The story most people don’t know about the Siege of Leningrad is that while it lasted just short of 1000 days, the grimmest days were in the winter of 1942, when the city was completely cut off and people were dying in the streets. If you count 100 days into that siege, you reach December 17–just a few weeks away from the darkest days of January. But eventually, a frozen road–a highway of hope–was constructed on the frozen Lake Ladoga.  Food began to get through, and people were evacuated.  By springtime, there was a renewed sense of hope.  By summer, there was defiance–enough to perform the ‘Leningrad’ symphony on August 9–although the blockade continued ground on interminably.  It was broken in January, 1943, but the siege continued for another year.

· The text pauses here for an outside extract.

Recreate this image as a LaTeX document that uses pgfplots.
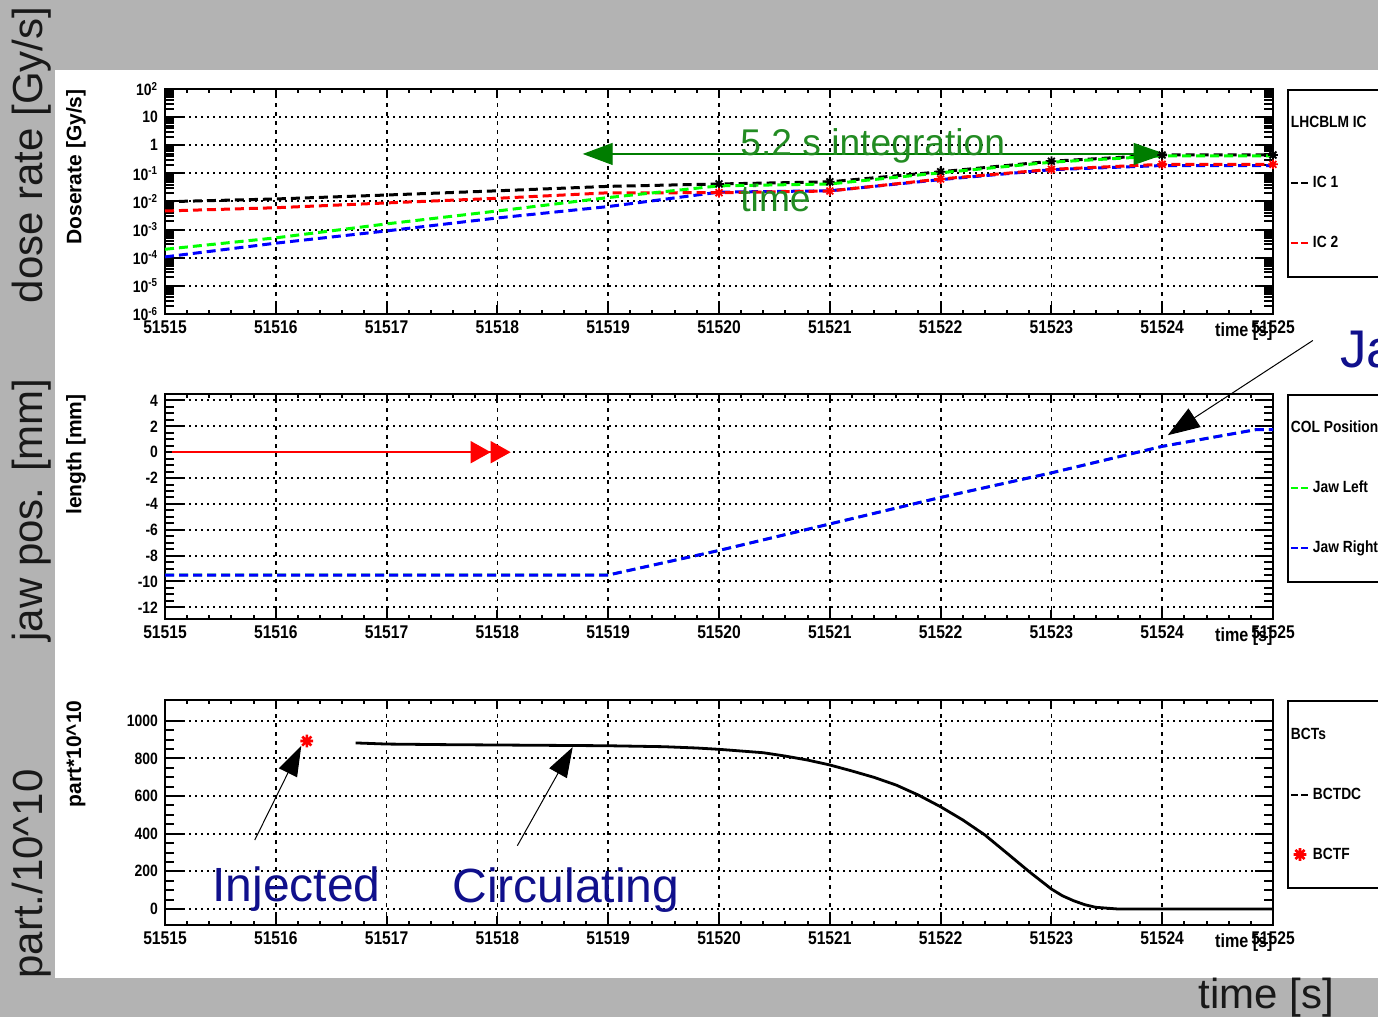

All indications are that this, too, will not be a short siege with a miraculous conclusion.  We will slog it out for many more months.   Hopefully we will be able to keep the worst of it under control, learning how to thread that needle to slowly rebuild some verisimilitude of what life was before.   But the world around us–it will do what it does every year.  There will be warm summer nights under starry skies.  There will be afternoon thunderstorms that release a sweltering land from a blanket of heat.  Leaves will one day start to turn from green to red and gold, and eventually be swept away.  Snow will come, and go, and then, one day, the first shoots of the narcissus (now runing to brown) will emerge, and the cycle will renew itself.  This cycle needs no help from us.  If we let it, it can guide us in the sure certainty that our life elsewhere currently lacks.

From this point forward, I will continue to write–although it may not be every day–so long as I have something to say.